Прибывший на съезд ГКП в сопровождении многочисленных сотрудников ЦК Б. Н. Ельцин, спустившись с трапа самолета и поздоровавшись с Г. Мисом и со мной, тут же сказал, что готов ринуться в бой и начать разъяснительную работу с печатью и общественностью по Чернобылю. Его ждали на первой программе АРД, на следующий день просила интервью программа ЦДФ. Вообще за несколько дней пребывания в ФРГ Б. Н. Ельцин провел со средствами массовой информации огромную работу. Если я не ошибаюсь, он выступил 33 раза, не считая энергичной речи на самом съезде ГКП.
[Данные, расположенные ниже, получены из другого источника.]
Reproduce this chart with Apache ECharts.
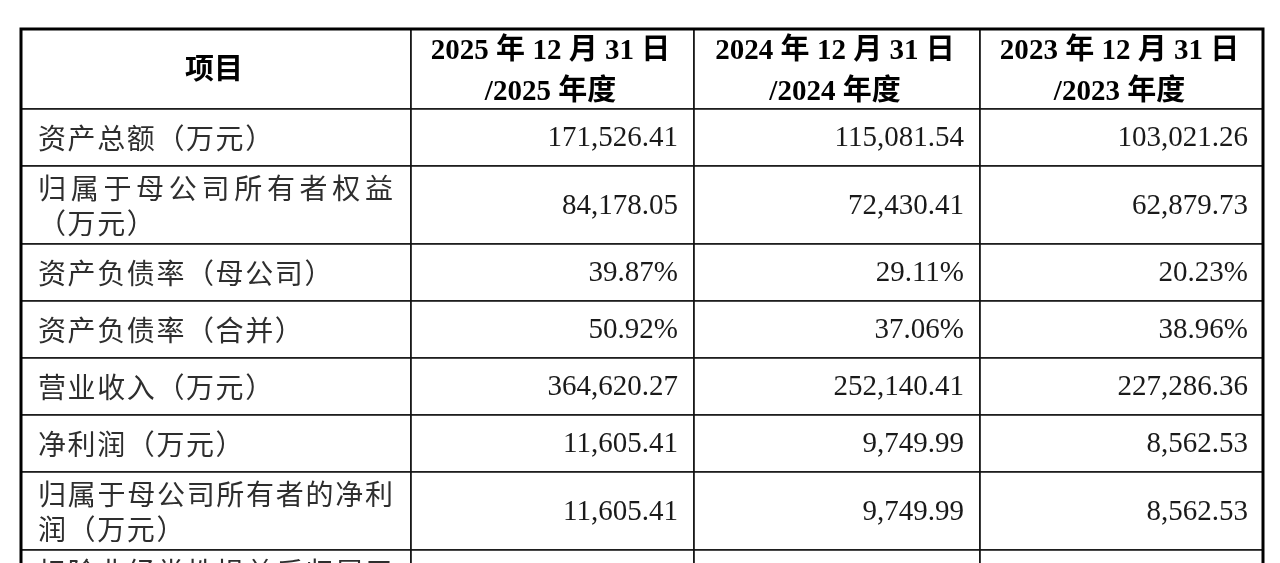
<!DOCTYPE html>
<html>
<head>
<meta charset="utf-8">
<script src="https://cdn.jsdelivr.net/npm/echarts@6/dist/echarts.min.js"></script>
<style>
html,body{margin:0;padding:0;background:#ffffff;}
#chart{width:1280px;height:563px;}
</style>
</head>
<body>
<div id="chart"></div>
<script>
// ---------- data ----------
const columnHeaders = ['项目', '2025 年 12 月 31 日\n/2025 年度', '2024 年 12 月 31 日\n/2024 年度', '2023 年 12 月 31 日\n/2023 年度'];
const items = [
  '资产总额（万元）',
  '归属于母公司所有者权益\n（万元）',
  '资产负债率（母公司）',
  '资产负债率（合并）',
  '营业收入（万元）',
  '净利润（万元）',
  '归属于母公司所有者的净利\n润（万元）',
  '扣除非经常性损益后归属于\n母公司所有者的净利润（万\n元）'
];
const rowUnits = ['amount', 'amount', 'percent', 'percent', 'amount', 'amount', 'amount', 'amount'];
const values2025 = [171526.41, 84178.05, 39.87, 50.92, 364620.27, 11605.41, 11605.41, null];
const values2024 = [115081.54, 72430.41, 29.11, 37.06, 252140.41, 9749.99, 9749.99, null];
const values2023 = [103021.26, 62879.73, 20.23, 38.96, 227286.36, 8562.53, 8562.53, null];

// ---------- layout ----------
const colWidths = [390, 283, 286, 283];
const rowHeights = [80, 57, 78, 57, 57, 57, 57, 78, 113];
const tableW = colWidths.reduce((a, b) => a + b, 0);
const tableH = rowHeights.reduce((a, b) => a + b, 0);
const valueCols = [values2025, values2024, values2023];

function fmt(v, unit) {
  if (v === null || v === undefined) return '';
  if (unit === 'percent') return v.toFixed(2) + '%';
  return v.toLocaleString('en-US', {minimumFractionDigits: 2, maximumFractionDigits: 2});
}
function cum(arr, n) { let s = 0; for (let i = 0; i < n; i++) s += arr[i]; return s; }

const cellData = [];
for (let r = 0; r <= items.length; r++) {
  for (let c = 0; c < columnHeaders.length; c++) cellData.push([c, r]);
}

const HEAD_FONT = 'bold 29px "Liberation Serif", "Noto Sans CJK SC"';
const LABEL_SIZE = 28;
const LABEL_PITCH = 29.6;
const LABEL_FONT = LABEL_SIZE + 'px "Noto Sans CJK SC"';
const NUM_FONT = '29px "Liberation Serif", "Times New Roman", serif';

function renderCell(params, api) {
  const c = api.value(0), r = api.value(1);
  const x0 = cum(colWidths, c), y0 = cum(rowHeights, r);
  const p0 = api.coord([x0, y0]);
  const p1 = api.coord([x0 + colWidths[c], y0 + rowHeights[r]]);
  const w = p1[0] - p0[0], h = p1[1] - p0[1];
  const cx = p0[0] + w / 2, cy = p0[1] + h / 2;
  const children = [{
    type: 'rect',
    shape: {x: p0[0], y: p0[1], width: w, height: h},
    style: {fill: '#ffffff', stroke: '#111111', lineWidth: 1.6}
  }];
  if (r === 0) {
    children.push({
      type: 'text', x: cx - 2, y: cy + 3,
      style: {text: columnHeaders[c], font: HEAD_FONT, fill: '#000000', align: 'center', verticalAlign: 'middle', lineHeight: 41}
    });
  } else if (c === 0) {
    const lines = items[r - 1].split('\n');
    const lh = 35;
    const left = p0[0] + 17, right = p1[0] - 18;
    const top = cy - (lines.length - 1) * lh / 2;
    lines.forEach((line, li) => {
      const ly = top + li * lh + 1;
      const chars = Array.from(line);
      let pitch = LABEL_PITCH;
      if (li < lines.length - 1 && chars.length > 1) {
        pitch = (right - left - LABEL_SIZE) / (chars.length - 1);
      }
      chars.forEach((ch, ci) => {
        children.push({
          type: 'text', x: left + ci * pitch, y: ly,
          style: {text: ch, font: LABEL_FONT, fill: '#2e2e2e', align: 'left', verticalAlign: 'middle'}
        });
      });
    });
  } else {
    const txt = fmt(valueCols[c - 1][r - 1], rowUnits[r - 1]);
    children.push({
      type: 'text', x: p1[0] - (c === 3 ? 15 : 16), y: cy + 1,
      style: {text: txt, font: NUM_FONT, fill: '#1a1a1a', align: 'right', verticalAlign: 'middle'}
    });
  }
  return {type: 'group', children: children};
}

function renderBorder(params, api) {
  const p0 = api.coord([0, 0]);
  const p1 = api.coord([tableW, tableH]);
  return {
    type: 'rect',
    shape: {x: p0[0], y: p0[1], width: p1[0] - p0[0], height: p1[1] - p0[1]},
    style: {fill: 'none', stroke: '#000000', lineWidth: 3}
  };
}

const chart = echarts.init(document.getElementById('chart'), null, {renderer: 'canvas'});
chart.setOption({
  backgroundColor: '#ffffff',
  animation: false,
  grid: {left: 21, top: 29, width: tableW, height: 534},
  xAxis: {type: 'value', min: 0, max: tableW, show: false},
  yAxis: {type: 'value', inverse: true, min: 0, max: 534, show: false},
  tooltip: {show: false},
  series: [
    {type: 'custom', renderItem: renderCell, data: cellData, clip: false, silent: true},
    {type: 'custom', renderItem: renderBorder, data: [[0, 0]], clip: false, silent: true, z: 3}
  ]
});
</script>
</body>
</html>
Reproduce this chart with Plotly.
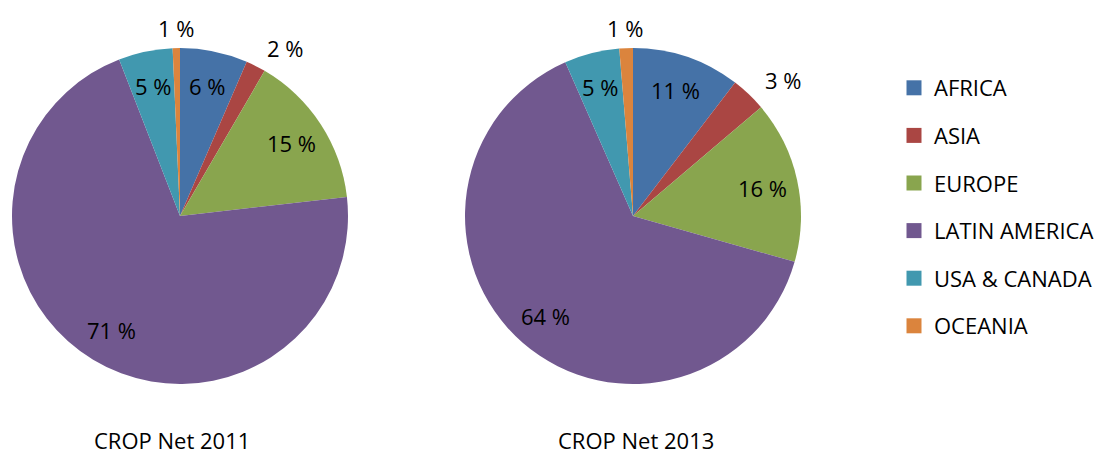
import math
import plotly.graph_objects as go

regions = ["AFRICA", "ASIA", "EUROPE", "LATIN AMERICA", "USA & CANADA", "OCEANIA"]
colors = ["#4572A7", "#AA4643", "#89A54E", "#71588F", "#4198AF", "#DB843D"]
share_2011 = [6.5, 1.9, 14.8, 70.9, 5.2, 0.7]
share_2013 = [10.4, 3.4, 15.6, 64.0, 5.3, 1.3]
labels_2011 = ["6 %", "2 %", "15 %", "71 %", "5 %", "1 %"]
labels_2013 = ["11 %", "3 %", "16 %", "64 %", "5 %", "1 %"]
titles = ["CROP Net 2011", "CROP Net 2013"]
outside = [False, True, False, False, False, True]

FONT = "Open Sans"
# page body has an 8px margin; figure sized to fit the window
W, H = 1094, 449
R = 168
pies = [dict(vals=share_2011, txt=labels_2011, cx=172, cy=208, title=titles[0], tx=164),
        dict(vals=share_2013, txt=labels_2013, cx=625, cy=208, title=titles[1], tx=628)]

fig = go.Figure()

for p in pies:
    cx, cy = p["cx"], p["cy"]
    fig.add_trace(go.Pie(
        labels=regions, values=p["vals"], textinfo="none",
        sort=False, direction="clockwise", rotation=0,
        marker=dict(colors=colors, line=dict(width=0)),
        domain=dict(x=[(cx - R) / W, (cx + R) / W], y=[1 - (cy + R) / H, 1 - (cy - R) / H]),
        showlegend=False, hoverinfo="label+percent",
    ))
    # data labels at the slice mid-angle
    total = sum(p["vals"])
    cum = 0.0
    for v, t, out in zip(p["vals"], p["txt"], outside):
        mid = (cum + v / 2) / total * 2 * math.pi
        cum += v
        rr = R * (1.12 if out else 0.79)
        lx = cx + rr * math.sin(mid)
        ly = cy - rr * math.cos(mid)
        xa = "left" if (out and math.sin(mid) > 0.2) else "center"
        fig.add_annotation(text=t, x=lx / W, y=1 - ly / H, xref="paper", yref="paper",
                           showarrow=False, xanchor=xa, yanchor="middle",
                           font=dict(family=FONT, size=22, color="#000000"))
    fig.add_annotation(text=p["title"], x=p["tx"] / W, y=0, xref="paper", yref="paper",
                       showarrow=False, xanchor="center", yanchor="bottom",
                       font=dict(family=FONT, size=22, color="#000000"))

for name, c in zip(regions, colors):
    fig.add_trace(go.Scatter(
        x=[None], y=[None], mode="markers", name=name, legendgroup=name,
        marker=dict(symbol="square", size=15, color=c),
    ))

fig.update_layout(
    width=W, height=H, margin=dict(l=0, r=0, t=0, b=0),
    paper_bgcolor="white", plot_bgcolor="white",
    xaxis=dict(visible=False), yaxis=dict(visible=False),
    legend=dict(x=886 / W, y=1 - 59 / H, xanchor="left", yanchor="top",
                font=dict(family=FONT, size=22, color="#000000"),
                tracegroupgap=16, itemwidth=30, traceorder="grouped",
                bgcolor="rgba(0,0,0,0)"),
)

fig.write_html("out.html")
Разумеется, Б. Н. Ельцин везде подчеркивал, что для паники нет оснований, что авария носит ограниченный характер, произошла она из-за несчастного стечения обстоятельств, что ни о каких тысячах погибших не может быть и речи, что ситуация в Чернобыле находится под контролем, что ведется жесткое наблюдение за радиационным фоном. Сейчас много говорят и пишут, что, мол, Политбюро в тот момент проявляло безответственность, сознательно скрывало от людей опасность происходящего и т. д. Я не верю в это. Не могу я поверить, что Б. Н. Ельцин сознательно говорил неправду во всех своих тридцати интервью. Очевидно, Политбюро и его члены не имели в тот момент адекватной информации, не были в состоянии оценить размеры и последствия происшедшей катастрофы. Они опирались на доклады специалистов, которые, весьма вероятно, тоже не поняли поначалу, что случилось. Никакого опыта, связанного с подобными катастрофами, в мире не было. А что требовать от членов Политбюро или Секретариата ЦК, которые, разумеется, просто не имели соответствующих экспертных знаний и могли только повторять то, что сообщали им специалисты по этим делам. Я хорошо помню, как Б. Н. Ельцину кто-то из журналистов задал вопрос, не засыпан ли Киев радиоактивными выбросами после взрыва Чернобыля, и его совершенно искреннее возмущение: «Что же вы нас людоедами считаете? Речь идет об огромном городе. Если бы была опасность для живущих там людей, мы бы не сидели ни минуты сложа руки». Чтобы понять, чем в действительности была чернобыльская катастрофа, понадобилось несколько лет, причем не нам одним, а всему миру, включая и такой высококомпетентный орган, как МАГАТЭ.